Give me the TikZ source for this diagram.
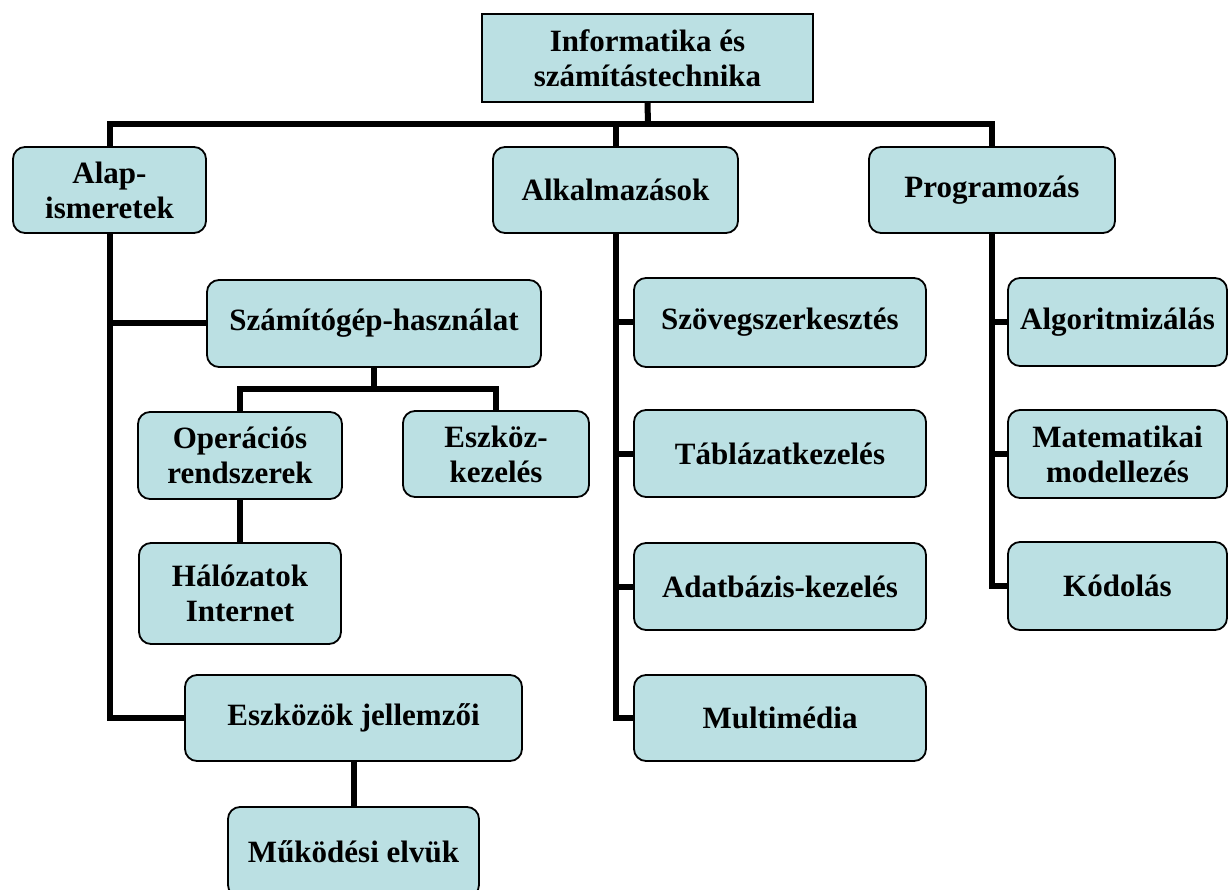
\documentclass[tikz,border=0pt]{standalone}
\usepackage{fontspec}
\setmainfont{Liberation Serif}
\definecolor{boxfill}{RGB}{187,224,227}

\begin{document}
\begin{tikzpicture}
[x=1pt, y=-1pt,
 box/.style={draw, line width=1.8pt, fill=boxfill, rounded corners=12pt, align=center,
   inner sep=0pt, font=\bfseries\fontsize{31}{35}\selectfont},
 link/.style={line width=6pt}]
\useasboundingbox (0,0) rectangle (1229,890);

\node[box, sharp corners, line width=1.4pt, minimum width=331, minimum height=88] (root) at (647.5,58) {Informatika és\\számítástechnika};

\node[box, minimum width=193, minimum height=86] (alap) at (109.5,190) {Alap-\\ismeretek};
\node[box, minimum width=245, minimum height=86] (alk) at (615.5,190) {Alkalmazások};
\node[box, minimum width=246, minimum height=86] (prog) at (992,190) {Programozás};

\node[box, minimum width=334, minimum height=87] (szam) at (374,323.5) {Számítógép-használat};
\node[box, minimum width=204, minimum height=87] (oper) at (240,455.5) {Operációs\\rendszerek};
\node[box, minimum width=186, minimum height=86] (eszk) at (496,454) {Eszköz-\\kezelés};
\node[box, minimum width=202, minimum height=101] (hal) at (240,593.5) {Hálózatok\\Internet};
\node[box, minimum width=337, minimum height=86] (jell) at (353.5,718) {Eszközök jellemzői};
\node[box, minimum width=251, minimum height=90] (muk) at (353.5,852) {Működési elvük};

\node[box, minimum width=292, minimum height=89] (szov) at (780,322.5) {Szövegszerkesztés};
\node[box, minimum width=292, minimum height=87] (tab) at (780,453.5) {Táblázatkezelés};
\node[box, minimum width=292, minimum height=87] (adat) at (780,586.5) {Adatbázis-kezelés};
\node[box, minimum width=292, minimum height=86] (multi) at (780,718) {Multimédia};

\node[box, minimum width=219, minimum height=88] (algo) at (1117.5,322) {Algoritmizálás};
\node[box, minimum width=219, minimum height=88] (mat) at (1117.5,454) {Matematikai\\modellezés};
\node[box, minimum width=219, minimum height=88] (kod) at (1117.5,586) {Kódolás};

\coordinate (bus) at (648,124);
\coordinate (fork) at (374,389);

\draw[link] (root.south) -- (bus);
\foreach \to in {alap,alk,prog}
\draw[link] (bus) -| (\to.north);
\foreach \to in {szam,jell}
\draw[link] (alap.south) |- (\to.west);
\draw[link] (szam.south) -- (fork);
\foreach \to in {oper,eszk}
\draw[link] (fork) -| (\to.north);
\draw[link] (oper.south) -- (hal.north);
\draw[link] (jell.south) -- (muk.north);
\foreach \to in {szov,tab,adat,multi}
\draw[link] (alk.south) |- (\to.west);
\foreach \to in {algo,mat,kod}
\draw[link] (prog.south) |- (\to.west);
\end{tikzpicture}
\end{document}
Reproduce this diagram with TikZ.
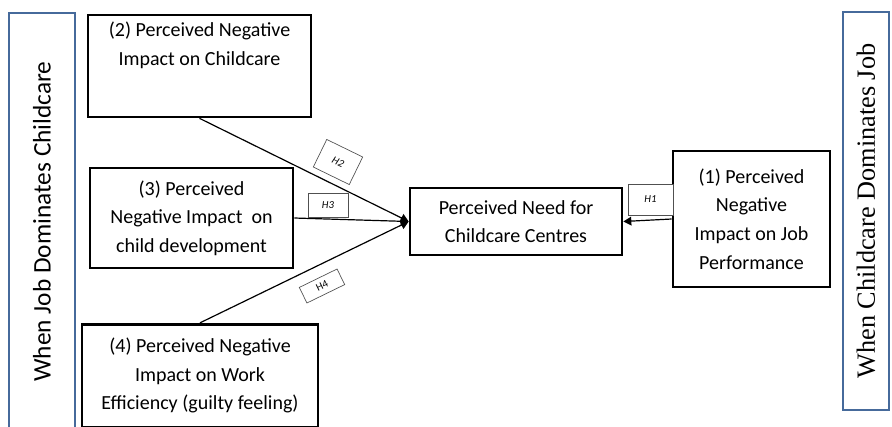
\documentclass[tikz,border=0pt]{standalone}
\usepackage{fontspec}
\setmainfont{Carlito}
\newfontfamily\timesfont{Liberation Serif}
\usetikzlibrary{arrows.meta,positioning}
\definecolor{BandBlue}{RGB}{70,106,155}
\definecolor{TagLine}{RGB}{80,80,80}

\begin{document}
\begin{tikzpicture}[x=0.75pt,y=-0.75pt,>={Triangle[length=6pt,width=6.5pt]}]
  \tikzset{
    band/.style={draw=BandBlue,line width=2pt,rotate=90,inner sep=0pt},
    factor/.style={draw=black,line width=2pt,align=center,inner sep=0pt,font=\fontsize{15}{21.4}\selectfont},
    tag/.style={draw=TagLine,line width=0.5pt,fill=white,inner sep=0pt,font=\fontsize{8}{9}\selectfont\itshape},
    link/.style={->,line width=0.9pt}
  }
  \useasboundingbox (0,0) rectangle (892,426);
  % side bands
  \node[band,minimum width=312.75pt,minimum height=49.5pt,font=\fontsize{19}{22}\selectfont] (jobdom) at (42,221.5) {When Job Dominates Childcare};
  \node[band,minimum width=298.5pt,minimum height=34.5pt,font=\timesfont\fontsize{19.7}{22}\selectfont] (caredom) at (866,211) {When Childcare Dominates Job};
  % factors
  \node[factor,minimum width=167.25pt,minimum height=76.5pt] (neg2) at (199.5,66) {};
  \node[align=center,inner sep=0pt,font=\fontsize{15}{21.4}\selectfont,anchor=north] (neg2txt) at ([yshift=-6pt]neg2.north) {(2) Perceived Negative\\Impact on Childcare};
  \node[factor,minimum width=152.25pt,minimum height=75pt] (neg3) at (191.5,218) {(3) Perceived\\Negative Impact\ \ on\\child development};
  \node[factor,minimum width=177pt,minimum height=77pt] (neg4) at (200,375.5) {(4) Perceived Negative\\Impact on Work\\Efficiency (guilty feeling)};
  \node[factor,minimum width=159pt,minimum height=50.25pt] (need) at (516,221.5) {Perceived Need for\\Childcare Centres};
  \node[factor,minimum width=117.75pt,minimum height=102pt] (neg1) at (751.5,219) {(1) Perceived\\Negative\\Impact on Job\\Performance};
  % links
  \draw[link] (neg2.south) -- (need.west);
  \draw[link] (neg3.east) -- (need.west);
  \draw[link] (neg4.north) -- (need.west);
  \draw[link] (neg1.west) -- (need.east);
  % hypothesis tags
  \node[tag,minimum width=33.75pt,minimum height=23.25pt] (h1) at (650.5,199.5) {H1};
  \node[tag,minimum width=30pt,minimum height=23pt,rotate=-26] (h2) at (338,162) {H2};
  \node[tag,minimum width=30pt,minimum height=18pt] (h3) at (328,205) {H3};
  \node[tag,minimum width=31.5pt,minimum height=13pt,rotate=26,font=\fontsize{8}{9}\selectfont] (h4) at (322,286) {H4};
\end{tikzpicture}
\end{document}
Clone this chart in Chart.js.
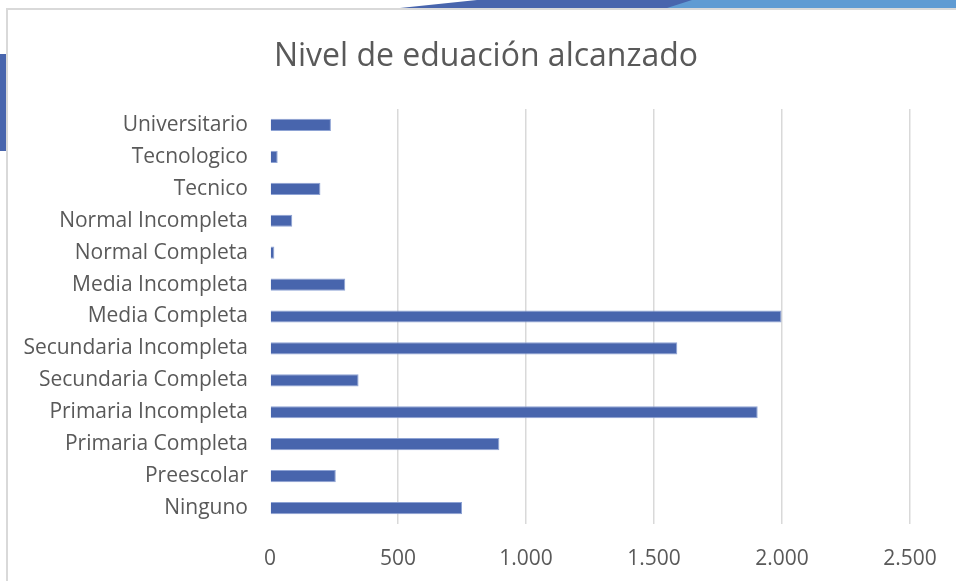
<!DOCTYPE html>
<html>
<head>
<meta charset="utf-8">
<title>Nivel de eduación alcanzado</title>
<script src="https://cdn.jsdelivr.net/npm/chart.js@4/dist/chart.umd.min.js"></script>
<style>
  html, body { margin: 0; padding: 0; background: #ffffff; }
  body { width: 956px; height: 581px; position: relative; overflow: hidden; }
  /* chart frame and slide decorations */
  .frame { position: absolute; left: 6px; top: 8px; width: 960px; height: 590px;
           border-left: 2px solid #d9d9d9; border-top: 2px solid #d9d9d9; }
  .deco-dark { position: absolute; left: 400px; top: 0; width: 300px; height: 8px; background: #4865ad;
               clip-path: polygon(0 100%, 77px 0, 100% 0, 100% 100%); }
  .deco-light { position: absolute; left: 667px; top: 0; width: 289px; height: 8px; background: #5f9bd3;
                clip-path: polygon(0 100%, 25px 0, 100% 0, 100% 100%); }
  .deco-left { position: absolute; left: 0; top: 54px; width: 6px; height: 97px; background: #4865ad; }
  #wrap { position: absolute; left: 0; top: 0; width: 956px; height: 581px; }
</style>
</head>
<body>
<div class="deco-dark"></div>
<div class="deco-light"></div>
<div class="deco-left"></div>
<div class="frame"></div>
<div id="wrap"><canvas id="chart"></canvas></div>
<script>
// Data
const titleText = 'Nivel de eduación alcanzado';
const categories = [
  'Universitario', 'Tecnologico', 'Tecnico', 'Normal Incompleta', 'Normal Completa',
  'Media Incompleta', 'Media Completa', 'Secundaria Incompleta', 'Secundaria Completa',
  'Primaria Incompleta', 'Primaria Completa', 'Preescolar', 'Ninguno'
];
const values = [238, 30, 197, 87, 17, 294, 1998, 1591, 346, 1905, 896, 257, 750];
const xTicks = [0, 500, 1000, 1500, 2000, 2500];

const textColor = '#595959';
const fontFamily = '"Open Sans", "Noto Sans", sans-serif';

// thousands separator as in the original ("1.500")
function formatThousands(v) {
  return String(v).replace(/\B(?=(\d{3})+(?!\d))/g, '.');
}

// Title drawn at a fixed spot so it sits where the original has it
const titlePlugin = {
  id: 'fixedTitle',
  afterDraw(chart) {
    const ctx = chart.ctx;
    ctx.save();
    ctx.font = '400 32px ' + fontFamily;
    ctx.fillStyle = textColor;
    ctx.textAlign = 'center';
    ctx.textBaseline = 'alphabetic';
    ctx.fillText(titleText, 486, 66);
    ctx.restore();
  }
};

const ctx = document.getElementById('chart').getContext('2d');
new Chart(ctx, {
  type: 'bar',
  data: {
    labels: categories,
    datasets: [{
      data: values,
      backgroundColor: '#4865ad',
      borderColor: '#8ea3d4',
      borderWidth: 1,
      categoryPercentage: 0.45,
      barPercentage: 0.85
    }]
  },
  options: {
    indexAxis: 'y',
    responsive: true,
    maintainAspectRatio: false,
    animation: false,
    layout: { padding: { top: 109, right: 46, bottom: 11, left: 0 } },
    plugins: {
      legend: { display: false },
      title: { display: false },
      tooltip: { enabled: false }
    },
    scales: {
      x: {
        min: 0,
        max: 2500,
        afterBuildTicks(scale) {
          scale.ticks = xTicks.map(v => ({ value: v }));
        },
        afterFit(scale) {
          scale.height = 46;
          // keep the plot edge where the original has it
          scale.paddingLeft = 0;
          scale.paddingRight = 0;
        },
        border: { display: false },
        grid: {
          color: c => (c.tick && c.tick.value === 0) ? 'rgba(0,0,0,0)' : '#d9d9d9',
          lineWidth: 1.5,
          drawTicks: false
        },
        ticks: {
          padding: 22,
          color: textColor,
          font: { family: fontFamily, size: 21 },
          callback: v => formatThousands(v)
        }
      },
      y: {
        afterFit(scale) { scale.width = 270; },
        border: { display: false },
        grid: { display: false, drawTicks: false },
        ticks: {
          padding: 22,
          color: textColor,
          font: { family: fontFamily, size: 21 }
        }
      }
    }
  },
  plugins: [titlePlugin]
});
</script>
</body>
</html>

**Job:** Wherever the string "diagram" appears in the entries above, list that line.

**Correct response:**
Give me the TikZ source for this diagram.
Reproduce this diagram with TikZ.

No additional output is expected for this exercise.